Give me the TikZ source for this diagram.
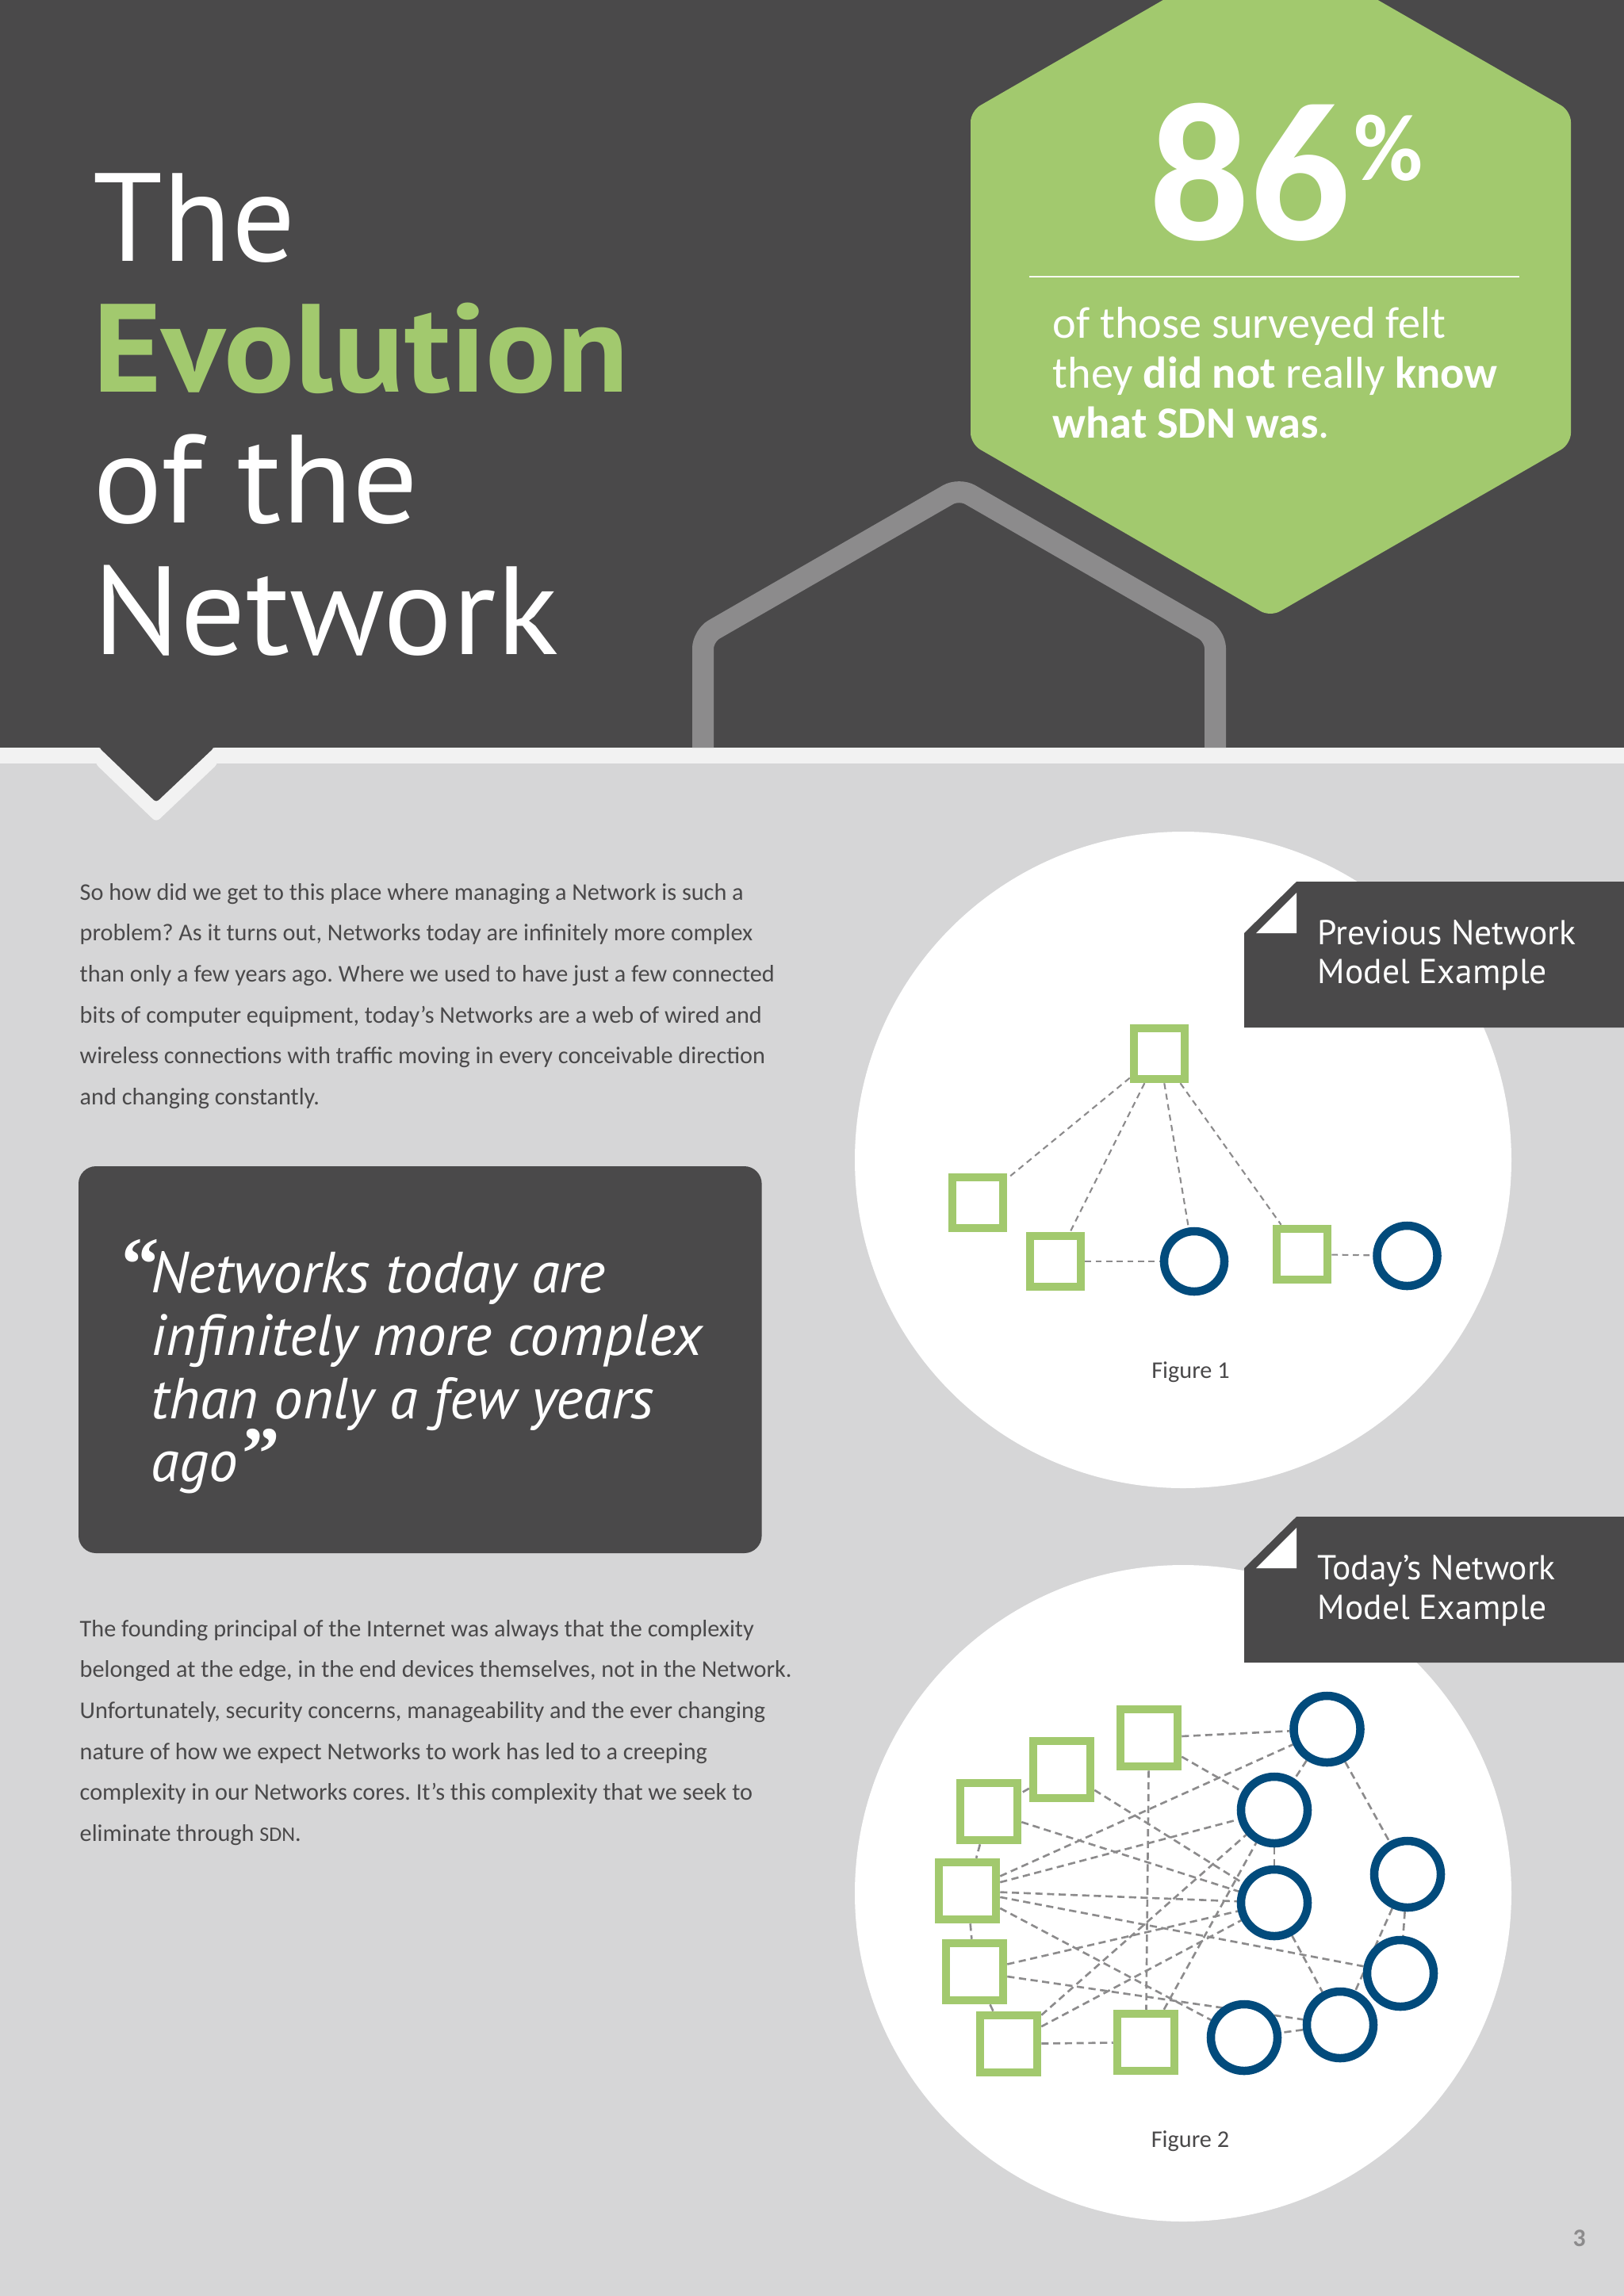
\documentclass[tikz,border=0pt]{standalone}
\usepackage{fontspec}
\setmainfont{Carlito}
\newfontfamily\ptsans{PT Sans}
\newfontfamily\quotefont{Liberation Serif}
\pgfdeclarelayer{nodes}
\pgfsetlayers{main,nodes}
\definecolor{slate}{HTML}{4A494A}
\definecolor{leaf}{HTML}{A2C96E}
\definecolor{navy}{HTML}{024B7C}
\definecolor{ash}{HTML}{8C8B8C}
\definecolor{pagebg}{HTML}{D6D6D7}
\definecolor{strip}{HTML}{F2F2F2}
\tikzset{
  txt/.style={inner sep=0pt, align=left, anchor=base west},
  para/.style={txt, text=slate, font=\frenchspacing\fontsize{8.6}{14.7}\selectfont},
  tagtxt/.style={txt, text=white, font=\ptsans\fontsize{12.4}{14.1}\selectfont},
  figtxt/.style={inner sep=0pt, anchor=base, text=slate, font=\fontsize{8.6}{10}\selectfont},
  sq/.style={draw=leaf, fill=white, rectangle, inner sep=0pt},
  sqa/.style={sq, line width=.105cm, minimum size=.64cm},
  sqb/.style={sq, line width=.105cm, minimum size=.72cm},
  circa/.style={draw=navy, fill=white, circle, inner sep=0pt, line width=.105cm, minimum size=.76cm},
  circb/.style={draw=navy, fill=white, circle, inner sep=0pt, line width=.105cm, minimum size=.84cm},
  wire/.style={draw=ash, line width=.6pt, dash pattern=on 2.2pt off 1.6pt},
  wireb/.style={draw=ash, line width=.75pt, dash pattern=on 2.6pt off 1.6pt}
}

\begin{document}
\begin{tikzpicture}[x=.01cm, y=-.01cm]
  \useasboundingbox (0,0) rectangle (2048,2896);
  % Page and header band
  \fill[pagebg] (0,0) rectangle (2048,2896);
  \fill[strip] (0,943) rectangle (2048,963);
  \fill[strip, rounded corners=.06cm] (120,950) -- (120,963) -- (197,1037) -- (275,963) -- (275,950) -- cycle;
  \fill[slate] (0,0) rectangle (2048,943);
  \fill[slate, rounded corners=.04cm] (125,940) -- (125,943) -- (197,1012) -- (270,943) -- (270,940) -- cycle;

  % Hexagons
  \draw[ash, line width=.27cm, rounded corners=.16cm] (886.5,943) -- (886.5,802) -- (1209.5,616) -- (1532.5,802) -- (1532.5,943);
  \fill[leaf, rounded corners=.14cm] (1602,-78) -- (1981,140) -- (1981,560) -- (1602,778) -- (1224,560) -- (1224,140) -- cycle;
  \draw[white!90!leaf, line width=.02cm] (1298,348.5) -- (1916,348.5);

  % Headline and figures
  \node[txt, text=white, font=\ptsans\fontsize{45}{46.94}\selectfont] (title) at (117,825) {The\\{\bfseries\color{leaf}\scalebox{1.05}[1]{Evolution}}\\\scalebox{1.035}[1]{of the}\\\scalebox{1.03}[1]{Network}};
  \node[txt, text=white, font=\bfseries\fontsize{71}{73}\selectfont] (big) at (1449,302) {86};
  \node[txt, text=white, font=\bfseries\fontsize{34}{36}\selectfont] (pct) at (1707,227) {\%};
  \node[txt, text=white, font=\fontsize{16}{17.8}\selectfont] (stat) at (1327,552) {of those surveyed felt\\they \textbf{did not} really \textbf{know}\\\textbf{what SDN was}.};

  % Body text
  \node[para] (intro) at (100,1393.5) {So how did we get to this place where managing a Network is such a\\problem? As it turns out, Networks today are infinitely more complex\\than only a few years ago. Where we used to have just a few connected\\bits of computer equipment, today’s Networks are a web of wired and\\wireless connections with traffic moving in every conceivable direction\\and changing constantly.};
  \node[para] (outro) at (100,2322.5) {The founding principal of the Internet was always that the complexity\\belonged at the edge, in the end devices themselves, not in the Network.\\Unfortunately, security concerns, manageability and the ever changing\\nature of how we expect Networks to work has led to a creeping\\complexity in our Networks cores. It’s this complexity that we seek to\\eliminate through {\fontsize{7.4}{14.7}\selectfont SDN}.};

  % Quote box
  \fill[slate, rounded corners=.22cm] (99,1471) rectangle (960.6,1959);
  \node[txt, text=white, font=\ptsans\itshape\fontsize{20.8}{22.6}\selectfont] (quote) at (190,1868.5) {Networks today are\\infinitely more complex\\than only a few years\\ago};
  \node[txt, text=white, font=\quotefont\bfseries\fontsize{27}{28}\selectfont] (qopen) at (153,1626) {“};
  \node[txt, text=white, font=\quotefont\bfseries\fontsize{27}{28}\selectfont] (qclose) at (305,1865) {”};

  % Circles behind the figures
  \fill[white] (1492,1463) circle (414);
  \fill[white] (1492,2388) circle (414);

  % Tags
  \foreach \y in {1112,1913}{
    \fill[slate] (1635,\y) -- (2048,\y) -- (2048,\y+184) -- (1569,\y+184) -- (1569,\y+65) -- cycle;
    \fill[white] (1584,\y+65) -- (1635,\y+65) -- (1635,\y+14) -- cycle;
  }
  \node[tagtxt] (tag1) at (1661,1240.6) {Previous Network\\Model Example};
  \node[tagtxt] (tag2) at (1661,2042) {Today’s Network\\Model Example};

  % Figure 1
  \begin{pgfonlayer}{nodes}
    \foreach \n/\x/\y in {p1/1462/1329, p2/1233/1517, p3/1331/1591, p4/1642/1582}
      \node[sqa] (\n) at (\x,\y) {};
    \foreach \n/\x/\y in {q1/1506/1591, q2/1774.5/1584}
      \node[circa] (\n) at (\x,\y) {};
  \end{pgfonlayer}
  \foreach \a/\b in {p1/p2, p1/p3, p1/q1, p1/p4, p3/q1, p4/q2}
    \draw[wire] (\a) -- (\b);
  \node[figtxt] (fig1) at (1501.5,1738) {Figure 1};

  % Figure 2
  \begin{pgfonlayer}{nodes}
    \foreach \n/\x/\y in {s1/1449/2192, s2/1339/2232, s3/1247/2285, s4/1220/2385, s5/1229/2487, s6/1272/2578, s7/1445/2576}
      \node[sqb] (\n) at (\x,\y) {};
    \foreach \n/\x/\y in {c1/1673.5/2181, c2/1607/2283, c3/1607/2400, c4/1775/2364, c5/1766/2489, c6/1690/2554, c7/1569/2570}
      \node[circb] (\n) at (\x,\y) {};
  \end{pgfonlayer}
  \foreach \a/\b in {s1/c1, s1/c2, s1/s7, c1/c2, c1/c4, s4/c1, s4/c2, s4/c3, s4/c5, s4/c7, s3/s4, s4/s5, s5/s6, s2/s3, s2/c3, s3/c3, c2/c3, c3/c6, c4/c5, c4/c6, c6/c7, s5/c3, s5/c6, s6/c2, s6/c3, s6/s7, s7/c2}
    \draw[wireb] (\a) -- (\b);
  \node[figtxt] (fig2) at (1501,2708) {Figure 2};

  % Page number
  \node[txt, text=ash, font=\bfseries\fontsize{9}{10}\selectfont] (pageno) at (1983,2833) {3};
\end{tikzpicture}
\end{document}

____

[GOAL]: Exclude the images and reproduce the remaining data exactly.

[WRITTEN ANSWER]:
Give me the TikZ source for this diagram.
\documentclass[tikz,border=0pt]{standalone}
\usepackage{fontspec}
\setmainfont{Carlito}
\newfontfamily\ptsans{PT Sans}
\newfontfamily\quotefont{Liberation Serif}
\pgfdeclarelayer{nodes}
\pgfsetlayers{main,nodes}
\definecolor{slate}{HTML}{4A494A}
\definecolor{leaf}{HTML}{A2C96E}
\definecolor{navy}{HTML}{024B7C}
\definecolor{ash}{HTML}{8C8B8C}
\definecolor{pagebg}{HTML}{D6D6D7}
\definecolor{strip}{HTML}{F2F2F2}
\tikzset{
  txt/.style={inner sep=0pt, align=left, anchor=base west},
  para/.style={txt, text=slate, font=\frenchspacing\fontsize{8.6}{14.7}\selectfont},
  tagtxt/.style={txt, text=white, font=\ptsans\fontsize{12.4}{14.1}\selectfont},
  figtxt/.style={inner sep=0pt, anchor=base, text=slate, font=\fontsize{8.6}{10}\selectfont},
  sq/.style={draw=leaf, fill=white, rectangle, inner sep=0pt},
  sqa/.style={sq, line width=.105cm, minimum size=.64cm},
  sqb/.style={sq, line width=.105cm, minimum size=.72cm},
  circa/.style={draw=navy, fill=white, circle, inner sep=0pt, line width=.105cm, minimum size=.76cm},
  circb/.style={draw=navy, fill=white, circle, inner sep=0pt, line width=.105cm, minimum size=.84cm},
  wire/.style={draw=ash, line width=.6pt, dash pattern=on 2.2pt off 1.6pt},
  wireb/.style={draw=ash, line width=.75pt, dash pattern=on 2.6pt off 1.6pt}
}

\begin{document}
\begin{tikzpicture}[x=.01cm, y=-.01cm]
  \useasboundingbox (0,0) rectangle (2048,2896);
  % Page and header band
  \fill[pagebg] (0,0) rectangle (2048,2896);
  \fill[strip] (0,943) rectangle (2048,963);
  \fill[strip, rounded corners=.06cm] (120,950) -- (120,963) -- (197,1037) -- (275,963) -- (275,950) -- cycle;
  \fill[slate] (0,0) rectangle (2048,943);
  \fill[slate, rounded corners=.04cm] (125,940) -- (125,943) -- (197,1012) -- (270,943) -- (270,940) -- cycle;

  % Hexagons
  \draw[ash, line width=.27cm, rounded corners=.16cm] (886.5,943) -- (886.5,802) -- (1209.5,616) -- (1532.5,802) -- (1532.5,943);
  \fill[leaf, rounded corners=.14cm] (1602,-78) -- (1981,140) -- (1981,560) -- (1602,778) -- (1224,560) -- (1224,140) -- cycle;
  \draw[white!90!leaf, line width=.02cm] (1298,348.5) -- (1916,348.5);

  % Headline and figures
  \node[txt, text=white, font=\ptsans\fontsize{45}{46.94}\selectfont] (title) at (117,825) {The\\{\bfseries\color{leaf}\scalebox{1.05}[1]{Evolution}}\\\scalebox{1.035}[1]{of the}\\\scalebox{1.03}[1]{Network}};
  \node[txt, text=white, font=\bfseries\fontsize{71}{73}\selectfont] (big) at (1449,302) {86};
  \node[txt, text=white, font=\bfseries\fontsize{34}{36}\selectfont] (pct) at (1707,227) {\%};
  \node[txt, text=white, font=\fontsize{16}{17.8}\selectfont] (stat) at (1327,552) {of those surveyed felt\\they \textbf{did not} really \textbf{know}\\\textbf{what SDN was}.};

  % Body text
  \node[para] (intro) at (100,1393.5) {So how did we get to this place where managing a Network is such a\\problem? As it turns out, Networks today are infinitely more complex\\than only a few years ago. Where we used to have just a few connected\\bits of computer equipment, today’s Networks are a web of wired and\\wireless connections with traffic moving in every conceivable direction\\and changing constantly.};
  \node[para] (outro) at (100,2322.5) {The founding principal of the Internet was always that the complexity\\belonged at the edge, in the end devices themselves, not in the Network.\\Unfortunately, security concerns, manageability and the ever changing\\nature of how we expect Networks to work has led to a creeping\\complexity in our Networks cores. It’s this complexity that we seek to\\eliminate through {\fontsize{7.4}{14.7}\selectfont SDN}.};

  % Quote box
  \fill[slate, rounded corners=.22cm] (99,1471) rectangle (960.6,1959);
  \node[txt, text=white, font=\ptsans\itshape\fontsize{20.8}{22.6}\selectfont] (quote) at (190,1868.5) {Networks today are\\infinitely more complex\\than only a few years\\ago};
  \node[txt, text=white, font=\quotefont\bfseries\fontsize{27}{28}\selectfont] (qopen) at (153,1626) {“};
  \node[txt, text=white, font=\quotefont\bfseries\fontsize{27}{28}\selectfont] (qclose) at (305,1865) {”};

  % Circles behind the figures
  \fill[white] (1492,1463) circle (414);
  \fill[white] (1492,2388) circle (414);

  % Tags
  \foreach \y in {1112,1913}{
    \fill[slate] (1635,\y) -- (2048,\y) -- (2048,\y+184) -- (1569,\y+184) -- (1569,\y+65) -- cycle;
    \fill[white] (1584,\y+65) -- (1635,\y+65) -- (1635,\y+14) -- cycle;
  }
  \node[tagtxt] (tag1) at (1661,1240.6) {Previous Network\\Model Example};
  \node[tagtxt] (tag2) at (1661,2042) {Today’s Network\\Model Example};

  % Figure 1
  \begin{pgfonlayer}{nodes}
    \foreach \n/\x/\y in {p1/1462/1329, p2/1233/1517, p3/1331/1591, p4/1642/1582}
      \node[sqa] (\n) at (\x,\y) {};
    \foreach \n/\x/\y in {q1/1506/1591, q2/1774.5/1584}
      \node[circa] (\n) at (\x,\y) {};
  \end{pgfonlayer}
  \foreach \a/\b in {p1/p2, p1/p3, p1/q1, p1/p4, p3/q1, p4/q2}
    \draw[wire] (\a) -- (\b);
  \node[figtxt] (fig1) at (1501.5,1738) {Figure 1};

  % Figure 2
  \begin{pgfonlayer}{nodes}
    \foreach \n/\x/\y in {s1/1449/2192, s2/1339/2232, s3/1247/2285, s4/1220/2385, s5/1229/2487, s6/1272/2578, s7/1445/2576}
      \node[sqb] (\n) at (\x,\y) {};
    \foreach \n/\x/\y in {c1/1673.5/2181, c2/1607/2283, c3/1607/2400, c4/1775/2364, c5/1766/2489, c6/1690/2554, c7/1569/2570}
      \node[circb] (\n) at (\x,\y) {};
  \end{pgfonlayer}
  \foreach \a/\b in {s1/c1, s1/c2, s1/s7, c1/c2, c1/c4, s4/c1, s4/c2, s4/c3, s4/c5, s4/c7, s3/s4, s4/s5, s5/s6, s2/s3, s2/c3, s3/c3, c2/c3, c3/c6, c4/c5, c4/c6, c6/c7, s5/c3, s5/c6, s6/c2, s6/c3, s6/s7, s7/c2}
    \draw[wireb] (\a) -- (\b);
  \node[figtxt] (fig2) at (1501,2708) {Figure 2};

  % Page number
  \node[txt, text=ash, font=\bfseries\fontsize{9}{10}\selectfont] (pageno) at (1983,2833) {3};
\end{tikzpicture}
\end{document}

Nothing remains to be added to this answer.